Cepen­dant nous déplo­rons que pour faire entendre ses œuvres, on pro­cède comme on l’a fait pour ce « cycle» ; que l’on y consacre entiè­re­ment dix séances suc­ces­sives pour les­quelles les billets ne sont ven­dus qu’en gros, c’est-à-dire pour les dix séances à la fois (sys­tème de l’a­bon­ne­ment). De tels pro­cé­dés ne manquent pas d’être mer­can­tiles et tout le monde n’a pas les moyens de faire une aus­si forte dépense.

Nous repro­chons aus­si à ces « cycles Bee­tho­ven », si chers aux Concerts Colonne, d’en­cou­ra­ger le sno­bisme, de dimi­nuer, chez l’au­di­teur, la satis­fac­tion réelle qu’il trou­ve­ra en allant écou­ter, chaque semaine, à la même heure, pen­dant deux mois et demi, toute une suc­ces­sion d’œuvres du même auteur, ça fait un peu tra­vail à la chaîne. Et Bee­tho­ven mérite mieux que cela.

Formes…

Les peintres du dimanche

L’art ne doit plus être l’a­pa­nage des peintres bour­geois. L’art doit être acces­sible à tous. Faut-il rap­pe­ler les noms de Van Gogh, Sou­tine, Utrillo pour s’en convaincre ?

L’art aca­dé­mique qui pour­rit dans les musées, voi­là le bilan de la pein­ture bour­geoise. Que reste-t-il de Bou­gue­reau ? Qui parle de Bon­nat et de tous les pon­tifes qui ont tué l’art avec leurs règles absurdes ?

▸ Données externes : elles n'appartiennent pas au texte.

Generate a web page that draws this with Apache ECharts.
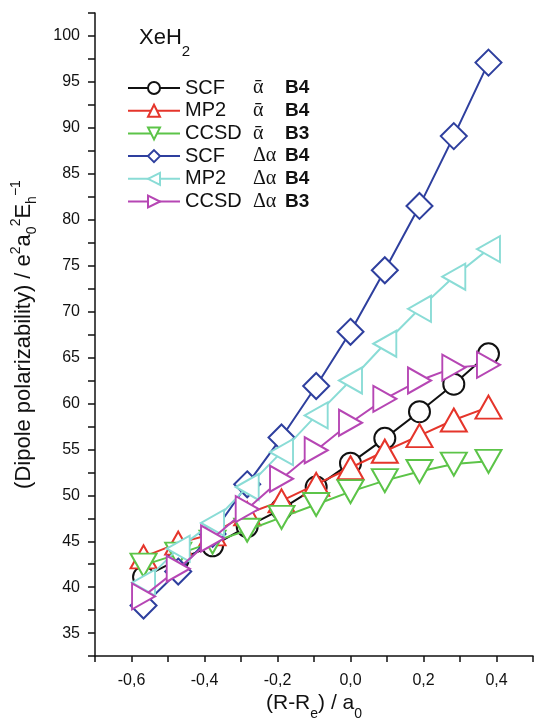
<!DOCTYPE html>
<html>
<head>
<meta charset="utf-8">
<script src="https://cdn.jsdelivr.net/npm/echarts@6/dist/echarts.min.js"></script>
<style>
    html, body { margin: 0; padding: 0; background: #fff; }
    #chart { width: 536px; height: 726px; }
</style>
</head>
<body>
<div id="chart"></div>
<script>
// displacement (R-Re)/a0, step 0.05 Angstrom
const xValues = [-0.567, -0.472, -0.378, -0.283, -0.189, -0.094, 0.0, 0.094, 0.189, 0.283, 0.378];

const scfMean = [41.1, 43.0, 44.5, 46.6, 48.5, 50.9, 53.5, 56.2, 59.1, 62.1, 65.4];
const mp2Mean = [43.3, 44.8, 45.8, 48.0, 49.4, 51.2, 53.0, 54.8, 56.5, 58.2, 59.6];
const ccsdMean = [42.4, 43.6, 44.9, 46.2, 47.6, 49.0, 50.4, 51.6, 52.6, 53.4, 53.7];
const scfAniso = [38.0, 41.7, 45.8, 51.2, 56.3, 61.9, 67.8, 74.5, 81.5, 89.1, 97.1];
const mp2Aniso = [40.5, 44.2, 47.0, 50.9, 54.7, 58.7, 62.5, 66.5, 70.3, 73.8, 76.8];
const ccsdAniso = [39.0, 42.0, 45.3, 48.5, 51.8, 54.9, 57.9, 60.5, 62.5, 63.9, 64.2];

const seriesNames = ['SCF', 'MP2', 'CCSD', 'SCF ', 'MP2 ', 'CCSD '];
const propLabels = ['ᾱ', 'ᾱ', 'ᾱ', 'Δα', 'Δα', 'Δα'];
const basisLabels = ['B4', 'B4', 'B3', 'B4', 'B4', 'B3'];

const colors = ['#111111', '#e5352b', '#5cc448', '#2e3f9e', '#8adcd6', '#b646b4'];
const symbols = ['circle', 'triangle', 'triangle', 'diamond', 'triangle', 'triangle'];
const rotations = [0, 0, 180, 0, 90, -90];
const sizes = [21, [26, 23], [26, 23], 26, [26, 23], [26, 23]];

const allData = [scfMean, mp2Mean, ccsdMean, scfAniso, mp2Aniso, ccsdAniso];

const chart = echarts.init(document.getElementById('chart'));

const series = allData.map(function (values, i) {
    return {
        name: seriesNames[i],
        type: 'line',
        data: values.map(function (v, j) { return [xValues[j], v]; }),
        symbol: symbols[i],
        symbolRotate: rotations[i],
        symbolSize: sizes[i],
        showAllSymbol: true,
        color: colors[i],
        lineStyle: { color: colors[i], width: 2 },
        itemStyle: { color: '#fff', borderColor: colors[i], borderWidth: 2 },
        z: 2 + i
    };
});

const option = {
    animation: false,
    textStyle: { fontFamily: 'Liberation Sans' },
    title: {
        text: '{a|XeH}{b|2}',
        left: 134,
        top: 22,
        textStyle: {
            fontWeight: 'normal',
            rich: {
                a: { fontSize: 22, color: '#111', fontFamily: 'Liberation Sans', lineHeight: 32, verticalAlign: 'top' },
                b: { fontSize: 15, color: '#111', fontFamily: 'Liberation Sans', lineHeight: 32, verticalAlign: 'bottom' }
            }
        }
    },
    legend: {
        orient: 'vertical',
        left: 127,
        top: 78,
        padding: 0,
        itemWidth: 52,
        itemHeight: 15,
        itemGap: 2.7,
        data: seriesNames,
        formatter: function (name) {
            const i = seriesNames.indexOf(name);
            return '{n|' + name.trim() + '}{s|' + propLabels[i] + '}{b|' + basisLabels[i] + '}';
        },
        textStyle: {
            rich: {
                n: { fontSize: 20, color: '#111', width: 68, lineHeight: 22, fontFamily: 'Liberation Sans' },
                s: { fontSize: 20, color: '#111', width: 32, lineHeight: 22, fontFamily: 'Liberation Serif' },
                b: { fontSize: 19, color: '#111', fontWeight: 'bold', lineHeight: 22, fontFamily: 'Liberation Sans' }
            }
        }
    },
    grid: { left: 95, right: 1, top: 13, bottom: 67 },
    xAxis: {
        type: 'value',
        min: -0.7,
        max: 0.5,
        interval: 0.1,
        splitLine: { show: false },
        axisLine: { onZero: false, lineStyle: { color: '#111', width: 1.5 } },
        axisTick: { inside: false, length: 6, lineStyle: { color: '#111', width: 1.5 } },
        axisLabel: {
            margin: 16,
            fontSize: 16,
            color: '#111',
            formatter: function (v) {
                const k = Math.round(v * 10);
                if (k % 2 !== 0) return '';
                return (k / 10).toFixed(1).replace('.', ',');
            }
        },
        name: '{a|(R-R}{b|e}{a|) / a}{b|0}',
        nameLocation: 'middle',
        nameGap: 35,
        nameTextStyle: {
            rich: {
                a: { fontSize: 21, color: '#111', fontFamily: 'Liberation Sans', lineHeight: 28, verticalAlign: 'top' },
                b: { fontSize: 14, color: '#111', fontFamily: 'Liberation Sans', lineHeight: 28, verticalAlign: 'bottom' }
            }
        }
    },
    yAxis: {
        type: 'value',
        min: 32.5,
        max: 102.5,
        interval: 2.5,
        splitLine: { show: false },
        axisLine: { show: true, onZero: false, lineStyle: { color: '#111', width: 1.5 } },
        axisTick: { show: true, inside: false, length: 7, lineStyle: { color: '#111', width: 1.5 } },
        axisLabel: {
            margin: 15,
            fontSize: 16,
            color: '#111',
            formatter: function (v) {
                return Math.round(v * 10) % 50 === 0 ? String(Math.round(v)) : '';
            }
        },
        name: '{a|(Dipole polarizability) / e}{p|2}{a|a}{b|0}{p|2}{a|E}{b|h}{p|−1}',
        nameLocation: 'middle',
        nameGap: 56,
        nameRotate: 90,
        nameTextStyle: {
            rich: {
                a: { fontSize: 22, color: '#111', fontFamily: 'Liberation Sans', lineHeight: 30, verticalAlign: 'middle' },
                p: { fontSize: 14, color: '#111', fontFamily: 'Liberation Sans', lineHeight: 30, verticalAlign: 'top' },
                b: { fontSize: 14, color: '#111', fontFamily: 'Liberation Sans', lineHeight: 30, verticalAlign: 'bottom' }
            }
        }
    },
    series: series
};

chart.setOption(option);
</script>
</body>
</html>
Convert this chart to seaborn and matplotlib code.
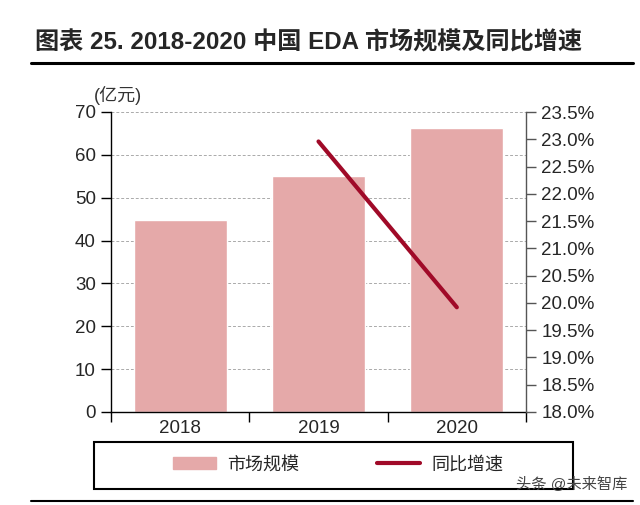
import numpy as np
import pandas as pd
import matplotlib
matplotlib.use('Agg')
import matplotlib.pyplot as plt
import seaborn as sns
from matplotlib.patches import Rectangle
from matplotlib.lines import Line2D
from matplotlib.ticker import FuncFormatter, MultipleLocator

sns.set_style('white')
plt.rcParams['font.family'] = ['Liberation Sans', 'Noto Sans CJK SC', 'DejaVu Sans']

# 데이터
years = ['2018', '2019', '2020']
market_size = [44.8, 55.0, 66.3]          # 市场规模 (亿元)
growth = [np.nan, 22.96, 19.92]           # 同比增速 (%)

df = pd.DataFrame({'year': years, 'size': market_size, 'growth': growth})
df['pos'] = np.arange(len(years))

bar_color = '#E5A9A9'
line_color = '#A00A28'

fig = plt.figure(figsize=(6.4, 5.05), dpi=100)
ax = fig.add_axes([111/640, 93/505, 415/640, 300/505])

sns.barplot(data=df, x='year', y='size', color=bar_color, width=0.67,
            saturation=1, ax=ax)
ax.set_xlim(-0.5, 2.5)
ax.set_ylim(0, 70)
ax.yaxis.set_major_locator(MultipleLocator(10))
ax.set_xlabel('')
ax.set_ylabel('')
ax.grid(axis='y', color='#aaaaaa', linestyle=(0, (3, 2)), linewidth=0.7)
ax.set_axisbelow(True)
for s in ['top', 'right']:
    ax.spines[s].set_visible(False)
for s in ['left', 'bottom']:
    ax.spines[s].set_color('black')
    ax.spines[s].set_linewidth(1.0)
ax.tick_params(axis='y', direction='out', length=7, width=1, color='black',
               left=True, labelsize=13.5, pad=4)
ax.tick_params(axis='x', which='major', length=0, labelsize=13.5, pad=6)
ax.set_xticks([-0.5, 0.5, 1.5, 2.5], minor=True)
ax.tick_params(axis='x', which='minor', direction='out', length=7, width=1,
               color='black', bottom=True)

# 우축: 同比增速
ax2 = ax.twinx()
sns.lineplot(data=df, x='pos', y='growth', color=line_color, linewidth=3,
             ax=ax2)
ax2.set_ylim(18, 23.5)
ax2.yaxis.set_major_locator(MultipleLocator(0.5))
ax2.yaxis.set_major_formatter(FuncFormatter(lambda v, p: f'{v:.1f}%'))
ax2.set_xlim(-0.5, 2.5)
ax2.set_xlabel('')
ax2.set_ylabel('')
ax2.grid(False)
for s in ['top', 'left', 'bottom']:
    ax2.spines[s].set_visible(False)
ax2.spines['right'].set_color('#555555')
ax2.spines['right'].set_linewidth(1.0)
ax2.tick_params(axis='y', direction='out', length=7, width=1, color='#555555',
                right=True, labelsize=13.5, pad=4)

ax.text(-0.042, 1.055, '(亿元)', transform=ax.transAxes, fontsize=13,
        color='#333333', ha='left', va='center')

# 제목
fig.text(35/640, 1 - 43/505, '图表 25. 2018-2020 中国 EDA 市场规模及同比增速',
         fontsize=17.4, fontweight='bold', ha='left', va='center')
fig.add_artist(Line2D([31/640, 633/640], [1 - 63/505, 1 - 63/505],
                      color='black', linewidth=2.2))
fig.add_artist(Line2D([31/640, 633/640], [1 - 501/505, 1 - 501/505],
                      color='black', linewidth=1.5))

# 범례
fig.add_artist(Rectangle((94/640, 1 - 489/505), (573 - 94)/640, 47/505,
                         transform=fig.transFigure, fill=False,
                         edgecolor='black', linewidth=1.5))
handles = [Rectangle((0, 0), 1, 1, color=bar_color),
           Line2D([0], [0], color=line_color, linewidth=3)]
fig.legend(handles, ['市场规模', '同比增速'], ncol=2, frameon=False,
           loc='center', bbox_to_anchor=(338/640, 1 - 465/505),
           fontsize=13, handlelength=2.4, handleheight=0.6,
           handletextpad=0.6, columnspacing=4.3)

fig.text(627/640, 1 - 484/505, '头条 @未来智库', fontsize=11,
         color='#444444', ha='right', va='center')

fig.savefig('out.png', dpi=100)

Si, de nos jours, l’art est en prin­cipe ouvert à tous, la concur­rence bour­geoise n’en est pas moins sérieuse.

Toi, le peintre du dimanche qui ne connais per­sonne par­mi les pla­ciers du Salon des Indé­pen­dants pour te réser­ver un centre de pan­neau, ou même une place au jour, tu seras voué à l’ombre. Tu seras voué à l’a­no­ny­mat éter­nel si tu ne com­prends pas qu’il faut que tu te groupes, que tu mani­festes avec tes amis, que tu reven­diques les mêmes droits que tous ces fils à papa, pour qui l’a­mour de l’art s’est mué en amour de l’argent.

Toi, tu n’as pas col­la­bo­ré, tu n’as pas cher­ché un mar­chand pour t’ex­ploi­ter et te lan­cer pen­dant les années qui sui­virent la « drôle de guerre ». Tu as conti­nué de tra­vailler avec amour, pour toi, pour ton plai­sir, pour celui d’un ami, avec sin­cé­ri­té, avec joie.

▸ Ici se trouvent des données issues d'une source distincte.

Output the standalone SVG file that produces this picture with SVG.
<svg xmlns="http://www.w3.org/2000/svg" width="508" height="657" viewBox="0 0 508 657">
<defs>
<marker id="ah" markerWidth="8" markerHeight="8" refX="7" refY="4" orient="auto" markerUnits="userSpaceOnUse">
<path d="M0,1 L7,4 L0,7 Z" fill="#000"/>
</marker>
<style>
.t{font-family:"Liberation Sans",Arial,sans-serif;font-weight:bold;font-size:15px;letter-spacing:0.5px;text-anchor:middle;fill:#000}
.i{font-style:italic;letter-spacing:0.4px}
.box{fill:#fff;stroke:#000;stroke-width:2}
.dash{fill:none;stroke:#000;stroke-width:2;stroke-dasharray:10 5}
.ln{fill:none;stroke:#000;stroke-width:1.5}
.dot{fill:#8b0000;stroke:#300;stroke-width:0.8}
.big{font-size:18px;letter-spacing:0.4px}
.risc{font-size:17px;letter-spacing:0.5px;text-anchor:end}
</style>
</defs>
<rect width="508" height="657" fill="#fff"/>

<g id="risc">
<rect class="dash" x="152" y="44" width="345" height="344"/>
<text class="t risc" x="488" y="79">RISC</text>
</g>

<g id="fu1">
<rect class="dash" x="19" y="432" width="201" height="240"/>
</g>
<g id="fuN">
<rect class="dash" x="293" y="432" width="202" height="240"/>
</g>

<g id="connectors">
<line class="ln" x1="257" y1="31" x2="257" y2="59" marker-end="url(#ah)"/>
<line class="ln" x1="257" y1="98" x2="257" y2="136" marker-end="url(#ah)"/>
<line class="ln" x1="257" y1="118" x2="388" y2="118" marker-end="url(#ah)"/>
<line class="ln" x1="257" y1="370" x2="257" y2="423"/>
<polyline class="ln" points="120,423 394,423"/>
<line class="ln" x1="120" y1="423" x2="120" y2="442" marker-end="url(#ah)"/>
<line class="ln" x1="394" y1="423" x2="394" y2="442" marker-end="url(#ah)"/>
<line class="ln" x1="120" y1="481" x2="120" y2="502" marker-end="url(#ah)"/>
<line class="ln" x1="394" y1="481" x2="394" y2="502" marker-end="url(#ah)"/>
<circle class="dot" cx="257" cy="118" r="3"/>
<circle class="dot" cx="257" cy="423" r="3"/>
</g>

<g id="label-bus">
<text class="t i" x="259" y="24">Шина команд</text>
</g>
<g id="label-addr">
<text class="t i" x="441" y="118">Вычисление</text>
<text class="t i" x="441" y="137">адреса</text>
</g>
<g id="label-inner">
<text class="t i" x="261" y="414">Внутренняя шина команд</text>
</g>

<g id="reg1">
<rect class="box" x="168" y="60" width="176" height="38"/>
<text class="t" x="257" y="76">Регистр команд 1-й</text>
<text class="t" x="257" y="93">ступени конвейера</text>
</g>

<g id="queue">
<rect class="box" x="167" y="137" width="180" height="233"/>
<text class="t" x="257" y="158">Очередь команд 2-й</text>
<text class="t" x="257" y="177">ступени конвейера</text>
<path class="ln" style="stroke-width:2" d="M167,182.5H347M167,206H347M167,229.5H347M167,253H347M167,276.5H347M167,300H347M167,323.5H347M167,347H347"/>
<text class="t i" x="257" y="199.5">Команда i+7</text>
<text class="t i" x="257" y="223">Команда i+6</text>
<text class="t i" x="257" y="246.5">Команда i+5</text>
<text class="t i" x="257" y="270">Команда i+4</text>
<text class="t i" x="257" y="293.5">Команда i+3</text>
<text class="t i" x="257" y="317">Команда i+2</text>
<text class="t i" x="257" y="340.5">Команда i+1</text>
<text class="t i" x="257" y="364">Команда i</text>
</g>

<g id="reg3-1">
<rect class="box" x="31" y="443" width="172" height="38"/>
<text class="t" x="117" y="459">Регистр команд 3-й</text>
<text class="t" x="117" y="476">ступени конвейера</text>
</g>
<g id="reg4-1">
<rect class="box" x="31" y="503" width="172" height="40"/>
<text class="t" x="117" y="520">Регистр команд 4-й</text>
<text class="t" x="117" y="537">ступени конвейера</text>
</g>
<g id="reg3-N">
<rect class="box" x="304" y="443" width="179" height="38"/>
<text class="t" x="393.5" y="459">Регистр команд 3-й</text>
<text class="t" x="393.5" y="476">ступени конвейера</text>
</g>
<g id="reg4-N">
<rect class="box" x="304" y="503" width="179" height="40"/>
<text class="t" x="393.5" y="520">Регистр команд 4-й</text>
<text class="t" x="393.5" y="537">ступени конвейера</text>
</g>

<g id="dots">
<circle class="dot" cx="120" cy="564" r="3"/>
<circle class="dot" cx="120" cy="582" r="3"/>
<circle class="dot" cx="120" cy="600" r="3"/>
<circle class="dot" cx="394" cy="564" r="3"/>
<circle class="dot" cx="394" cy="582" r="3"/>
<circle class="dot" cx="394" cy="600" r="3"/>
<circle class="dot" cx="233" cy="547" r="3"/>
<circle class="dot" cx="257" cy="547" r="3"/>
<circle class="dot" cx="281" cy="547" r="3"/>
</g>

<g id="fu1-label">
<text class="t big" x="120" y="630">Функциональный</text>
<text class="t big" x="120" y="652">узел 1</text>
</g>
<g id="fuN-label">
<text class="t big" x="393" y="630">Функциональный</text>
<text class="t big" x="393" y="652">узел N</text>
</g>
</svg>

Il en est sor­ti une œuvre d’art. Que vaut-elle ? Si elle est une inter­pré­ta­tion du monde tel que tu sou­hai­te­rais qu’il fût, c’est par­fait. Si elle n’est qu’une pâle imi­ta­tion du monde qui t’en­toure et que tu hais, pour­quoi te don­ner tant de peine ? Les pho­tos en cou­leurs sont aus­si bien.

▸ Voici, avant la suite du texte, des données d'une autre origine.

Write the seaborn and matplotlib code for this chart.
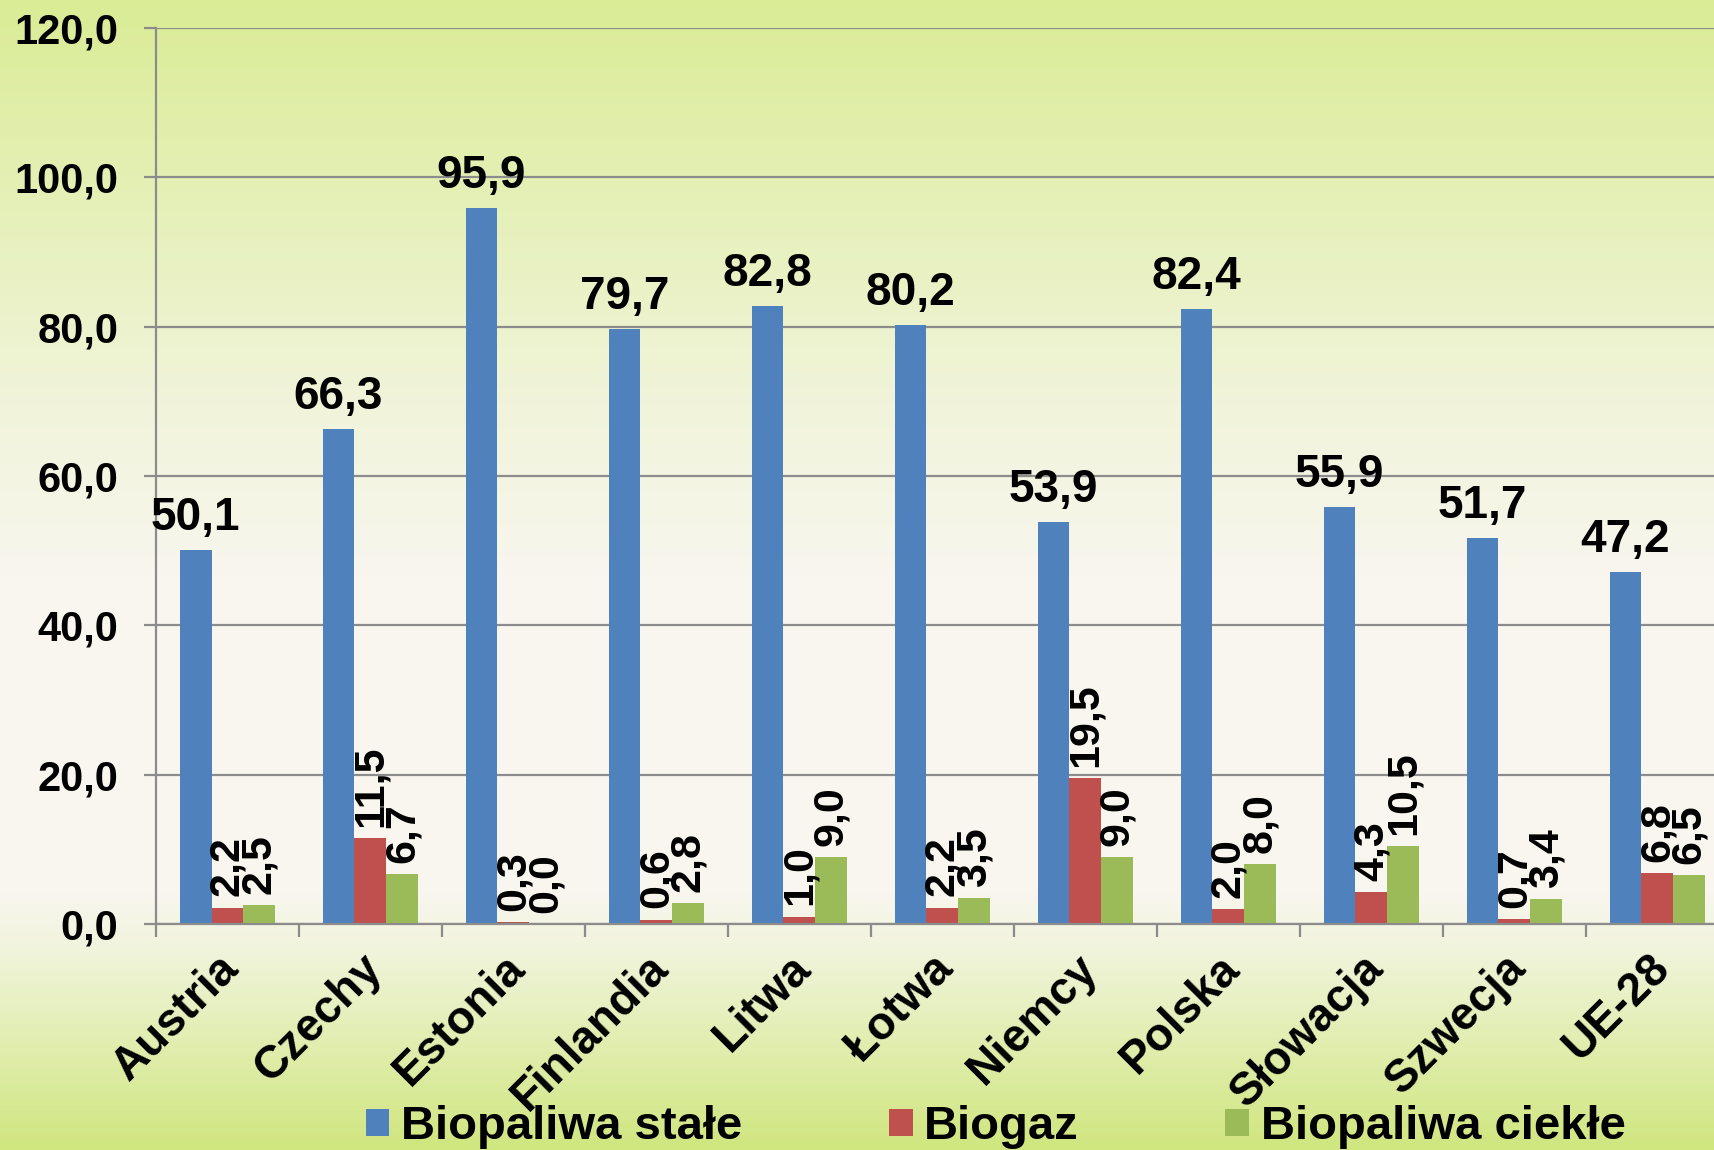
import numpy as np
import pandas as pd
import matplotlib
matplotlib.use('Agg')
import matplotlib.pyplot as plt
import matplotlib.transforms as mtransforms
from matplotlib.colors import LinearSegmentedColormap
from matplotlib.ticker import FuncFormatter, FixedLocator
import seaborn as sns

# Data
kraje = ['Austria', 'Czechy', 'Estonia', 'Finlandia', 'Litwa', 'Łotwa',
         'Niemcy', 'Polska', 'Słowacja', 'Szwecja', 'UE-28']
stale = [50.1, 66.3, 95.9, 79.7, 82.8, 80.2, 53.9, 82.4, 55.9, 51.7, 47.2]
biogaz = [2.2, 11.5, 0.3, 0.6, 1.0, 2.2, 19.5, 2.0, 4.3, 0.7, 6.8]
ciekle = [2.5, 6.7, 0.0, 2.8, 9.0, 3.5, 9.0, 8.0, 10.5, 3.4, 6.5]
serie = ['Biopaliwa stałe', 'Biogaz', 'Biopaliwa ciekłe']
kolory = ['#4F81BD', '#C0504D', '#9BBB59']

df = pd.DataFrame({
    'kraj': kraje * 3,
    'typ': [serie[0]] * 11 + [serie[1]] * 11 + [serie[2]] * 11,
    'wartosc': stale + biogaz + ciekle,
})

sns.set_style('white')
plt.rcParams['font.family'] = ['Liberation Sans', 'DejaVu Sans']
plt.rcParams['font.weight'] = 'bold'
plt.rcParams['text.color'] = 'black'
plt.rcParams['xtick.color'] = 'black'
plt.rcParams['ytick.color'] = 'black'

fig = plt.figure(figsize=(17.14, 11.5), dpi=100)

# gradient background
bg = fig.add_axes([0, 0, 1, 1], zorder=-10)
cmap = LinearSegmentedColormap.from_list('bg', [
    (0.0, '#DAEC96'), (0.12, '#E2EFAD'), (0.35, '#F1F4DA'), (0.5, '#F8F6EE'),
    (0.78, '#F8F6EE'), (0.83, '#F0F4DA'), (1.0, '#D0E67F')])
bg.imshow(np.linspace(0, 1, 256).reshape(-1, 1), aspect='auto', cmap=cmap,
          extent=[0, 1, 1, 0])
bg.set_axis_off()

ax = fig.add_axes([0.0910, 0.1965, 0.9177, 0.7791])
ax.patch.set_alpha(0)

sns.barplot(data=df, x='kraj', y='wartosc', hue='typ', hue_order=serie,
            palette=kolory, width=0.67, saturation=1, errorbar=None,
            linewidth=0, ax=ax)

fmt = lambda v: f'{v:.1f}'.replace('.', ',')
for i, cont in enumerate(ax.containers):
    vals = [stale, biogaz, ciekle][i]
    labs = [fmt(v) for v in vals]
    if i == 0:
        ax.bar_label(cont, labels=labs, padding=7, fontsize=33,
                     fontweight='bold', color='black')
    else:
        ax.bar_label(cont, labels=labs, padding=8, fontsize=31,
                     fontweight='bold', rotation=90, color='black')

ax.set_ylim(0, 120)
ax.set_xlim(-0.5, 10.5)
ax.set_yticks(np.arange(0, 121, 20))
ax.yaxis.set_major_formatter(FuncFormatter(lambda v, p: fmt(v)))
ax.grid(axis='y', color='#8C8C8C', linewidth=1.6)
ax.set_axisbelow(True)
ax.set_xlabel('')
ax.set_ylabel('')

for s in ['top', 'right']:
    ax.spines[s].set_visible(False)
for s in ['left', 'bottom']:
    ax.spines[s].set_color('#8C8C8C')
    ax.spines[s].set_linewidth(1.6)

ax.tick_params(axis='y', length=9, width=1.6, color='#8C8C8C', pad=18,
               labelsize=30, labelcolor='black', direction='out', left=True)
ax.tick_params(axis='x', which='major', length=0, pad=27, labelsize=33,
               labelcolor='black')
ax.xaxis.set_minor_locator(FixedLocator(np.arange(-0.5, 11, 1)))
ax.tick_params(axis='x', which='minor', length=9, width=1.6, color='#8C8C8C',
               direction='out', bottom=True)
for t in ax.get_yticklabels():
    t.set_fontweight('bold')

off = mtransforms.ScaledTranslation(5 / 100, 0, fig.dpi_scale_trans)
for t in ax.get_xticklabels():
    t.set_rotation(45)
    t.set_ha('right')
    t.set_va('center')
    t.set_rotation_mode('anchor')
    t.set_fontweight('bold')
    t.set_transform(t.get_transform() + off)

handles, labels = ax.get_legend_handles_labels()
ax.get_legend().remove()
leg = fig.legend(handles, labels, loc='center', bbox_to_anchor=(0.581, 0.02),
                 ncol=3, frameon=False, handlelength=0.5, handleheight=0.5,
                 handletextpad=0.25, columnspacing=3.1, borderpad=0,
                 prop={'weight': 'bold', 'size': 34})
for t in leg.get_texts():
    t.set_color('black')

fig.savefig('out.png', dpi=100)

L’art est encore dans une mani­fes­ta­tion, une révolte, une révolte contre les concep­tions bour­geoises de la vie de chien que tu dois mener. Si tu sens ta voca­tion, romps les chaînes qui t’at­tachent à la niche du sala­rié. Tu n’en pein­dras qu’a­vec plus de fougue ta palette se colo­re­ra des cou­leurs de la révolte elle-même. Tu triom­phe­ras dans la mesure où tu auras bri­sé le plus d’i­mages conven­tion­nelles, où tu auras construit un monde qui sent la sueur de la liber­té. Dans l’ef­fort inhu­main qu’il te fau­dra four­nir, tu trou­ve­ras ce levain de gloire : la joie incom­men­su­rable de ceux qui créent un monde meilleur.

Et si le suc­cès t’as­sure une maté­rielle hono­rable, ne suc­combe jamais à la ten­ta­tion de la facilité.